Les parties ont ensuite régularisé 4 autres avenant, de rédaction identique au premier, afin de reporter le délai d'obtention du prêt respectivement au 7 août, au 11 septembre, au 20 octobre, puis enfin au 13 novembre 2021.

Or le seul document communiqué par la société Limay Epices pour démontrer s'être conformée à ses obligations est un courrier émanant du courtier Empruntis, qui lui est bien adressé, daté du 22 novembre 2021, mais qui ne mentionne ni la date du dépôt de la demande de prêt, ni le montant sollicité.

Dans ces conditions, force est de constater que la société Limay Epices ne justifie pas avoir accompli les démarches nécessaires à l'obtention du prêt objet de la condition suspensive selon les modalités contractuellement convenues, de sorte qu'il convient de considérer que la condition a bien défailli de son fait et que l'indemnité d'immobilisation est à l'évidence acquise à la société Les Campanules.
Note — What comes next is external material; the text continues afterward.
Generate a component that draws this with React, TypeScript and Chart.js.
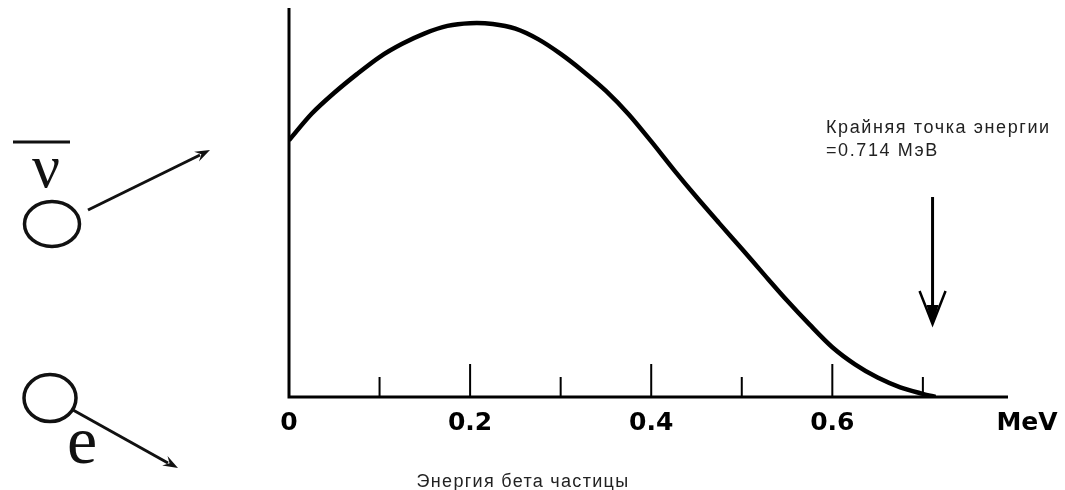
import React, { useEffect, useRef } from "react";
import { Chart, registerables } from "chart.js";

Chart.register(...registerables);

// Beta spectrum: energy in MeV, relative intensity
const energy = [
  0, 0.025, 0.05, 0.075, 0.1, 0.125, 0.15, 0.175, 0.2, 0.225, 0.25, 0.275, 0.3, 0.325, 0.35,
  0.375, 0.4, 0.425, 0.45, 0.475, 0.5, 0.525, 0.55, 0.575, 0.6, 0.625, 0.65, 0.675, 0.7, 0.714,
];
const intensity = [
  0.66, 0.728, 0.782, 0.83, 0.874, 0.908, 0.935, 0.954, 0.961, 0.959, 0.947, 0.92, 0.882, 0.837, 0.787,
  0.727, 0.657, 0.584, 0.514, 0.447, 0.381, 0.314, 0.248, 0.186, 0.128, 0.084, 0.05, 0.025, 0.008, 0,
];

const minorTicks = [0.1, 0.3, 0.5, 0.7];
const majorTicks = [0.2, 0.4, 0.6];
const tickLabelValues = [0, 0.2, 0.4, 0.6];
const tickLabels = ["0", "0.2", "0.4", "0.6"];
const unitLabel = "MeV";
const axisTitle = "Энергия бета частицы";
const endpointEnergy = 0.714;
const endpointText = ["Крайняя точка энергии", "=0.714 МэВ"];

function arrowHead(ctx: CanvasRenderingContext2D, x1: number, y1: number, x2: number, y2: number, len: number, spread: number) {
  const a = Math.atan2(y2 - y1, x2 - x1);
  ctx.beginPath();
  ctx.moveTo(x2, y2);
  ctx.lineTo(x2 - len * Math.cos(a - spread), y2 - len * Math.sin(a - spread));
  ctx.lineTo(x2 - len * 0.6 * Math.cos(a), y2 - len * 0.6 * Math.sin(a));
  ctx.lineTo(x2 - len * Math.cos(a + spread), y2 - len * Math.sin(a + spread));
  ctx.closePath();
  ctx.fill();
}

const decorPlugin = {
  id: "decor",
  afterDatasetsDraw(chart: any) {
    const ctx: CanvasRenderingContext2D = chart.ctx;
    const xs = chart.scales.x;
    const ys = chart.scales.y;
    const x0 = xs.getPixelForValue(0);
    const y0 = ys.getPixelForValue(0);
    const yTop = ys.getPixelForValue(ys.max);
    const xEnd = xs.getPixelForValue(xs.max);
    ctx.save();
    ctx.strokeStyle = "#000";
    ctx.fillStyle = "#000";
    ctx.lineCap = "butt";
    // axes
    ctx.lineWidth = 3;
    ctx.beginPath();
    ctx.moveTo(x0, yTop);
    ctx.lineTo(x0, y0 + 1.5);
    ctx.moveTo(x0, y0);
    ctx.lineTo(xEnd, y0);
    ctx.stroke();
    // ticks (pointing up into the plot)
    ctx.lineWidth = 2;
    ctx.beginPath();
    minorTicks.forEach((v) => {
      const px = xs.getPixelForValue(v);
      ctx.moveTo(px, y0);
      ctx.lineTo(px, y0 - 20);
    });
    majorTicks.forEach((v) => {
      const px = xs.getPixelForValue(v);
      ctx.moveTo(px, y0);
      ctx.lineTo(px, y0 - 33);
    });
    ctx.stroke();
    // tick labels
    ctx.font = "bold 25px 'DejaVu Sans'";
    ctx.textAlign = "center";
    ctx.textBaseline = "middle";
    tickLabelValues.forEach((v, i) => {
      ctx.fillText(tickLabels[i], xs.getPixelForValue(v), y0 + 26);
    });
    ctx.fillText(unitLabel, xEnd + 19, y0 + 26);
    // axis title
    ctx.fillStyle = "#222";
    ctx.font = "18px 'Liberation Sans'";
    (ctx as any).letterSpacing = "1.3px";
    ctx.fillText(axisTitle, 523, 482);
    // endpoint annotation
    ctx.textAlign = "left";
    (ctx as any).letterSpacing = "1.6px";
    ctx.fillText(endpointText[0], 826, 128);
    ctx.fillText(endpointText[1], 826, 151);
    (ctx as any).letterSpacing = "0px";
    const ex = xs.getPixelForValue(endpointEnergy) - 3;
    ctx.strokeStyle = "#000";
    ctx.fillStyle = "#000";
    ctx.lineWidth = 3;
    ctx.beginPath();
    ctx.moveTo(ex, 197);
    ctx.lineTo(ex, 320);
    ctx.stroke();
    ctx.lineWidth = 2.5;
    ctx.beginPath();
    ctx.moveTo(ex - 13, 291);
    ctx.lineTo(ex, 324);
    ctx.lineTo(ex + 13, 291);
    ctx.stroke();
    ctx.beginPath();
    ctx.moveTo(ex - 6, 305);
    ctx.lineTo(ex, 325);
    ctx.lineTo(ex + 6, 305);
    ctx.closePath();
    ctx.fill();

    // left decorations: antineutrino
    ctx.strokeStyle = "#111";
    ctx.fillStyle = "#111";
    ctx.lineWidth = 3;
    ctx.beginPath();
    ctx.moveTo(13, 142);
    ctx.lineTo(70, 142);
    ctx.stroke();
    ctx.textAlign = "center";
    ctx.textBaseline = "alphabetic";
    ctx.font = "62px 'Liberation Serif'";
    ctx.fillText("ν", 46, 187);
    ctx.lineWidth = 3.5;
    ctx.beginPath();
    ctx.ellipse(52, 224, 27.5, 22.5, 0, 0, Math.PI * 2);
    ctx.stroke();
    ctx.lineWidth = 3;
    ctx.beginPath();
    ctx.moveTo(88, 210);
    ctx.lineTo(200, 155);
    ctx.stroke();
    arrowHead(ctx, 88, 210, 210, 150, 16, 0.35);
    // electron
    ctx.lineWidth = 3.5;
    ctx.beginPath();
    ctx.ellipse(50, 398, 26, 23.5, 0, 0, Math.PI * 2);
    ctx.stroke();
    ctx.lineWidth = 3;
    ctx.beginPath();
    ctx.moveTo(73, 410);
    ctx.lineTo(168, 463);
    ctx.stroke();
    arrowHead(ctx, 73, 410, 178, 468, 16, 0.35);
    ctx.font = "68px 'Liberation Serif'";
    ctx.fillText("e", 82, 463);
    ctx.restore();
  },
};

export default function App() {
  const ref = useRef<HTMLCanvasElement>(null);
  useEffect(() => {
    if (!ref.current) return;
    const chart = new Chart(ref.current, {
      type: "line",
      data: {
        datasets: [
          {
            data: energy.map((e, i) => ({ x: e, y: intensity[i] })),
            borderColor: "#000",
            borderWidth: 4.5,
            pointRadius: 0,
            tension: 0.3,
            fill: false,
          },
        ],
      },
      options: {
        animation: false,
        responsive: true,
        maintainAspectRatio: false,
        layout: { padding: { left: 289, right: 57, top: 8, bottom: 93 } },
        plugins: { legend: { display: false }, tooltip: { enabled: false } },
        scales: {
          x: { type: "linear", display: false, min: 0, max: 0.794 },
          y: { type: "linear", display: false, min: 0, max: 1 },
        },
      },
      plugins: [decorPlugin],
    });
    return () => chart.destroy();
  }, []);
  return (
    <div style={{ position: "fixed", left: 0, top: 0, width: 1065, height: 490, background: "#fff" }}>
      <canvas ref={ref} />
    </div>
  );
}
L'ordonnance querellée doit en conséquence être confirmée en ce qu'elle l'a condamnée à payer à la société Les Campanules la somme provisionnelle de 23 000 euros au titre de l'indemnité d'immobilisation et a autorisé le notaire, en sa qualité de séquestre, à libérer cette somme entre les mains de l'intimée.

Sur les demandes accessoires :

L'ordonnance doit être également confirmée en ses dispositions relatives aux frais irrépétibles et dépens de première instance.

Partie perdante, la société Limay Epices ne saurait prétendre à l'allocation de frais irrépétibles. Elle devra en outre supporter les dépens d'appel.

Il serait par ailleurs inéquitable de laisser à la société Les Campanules la charge des frais irrépétibles exposés en cause d'appel. L'appelante sera en conséquence condamnée à lui verser une somme de 3 000 euros sur le fondement de l'article 700 du code de procédure civile.

PAR CES MOTIFS,

La cour statuant par arrêt contradictoire rendu en dernier ressort,

Confirme l'ordonnance du 24 janvier 2023 en toutes ses dispositions,

Y ajoutant,

Condamne la société Limay Epices à verser à la société Les Campanules la somme de 3 000 euros en application des dispositions de l'article 700 du code de procédure civile appel,

Dit que la société Limay Epices supportera les dépens d'appel.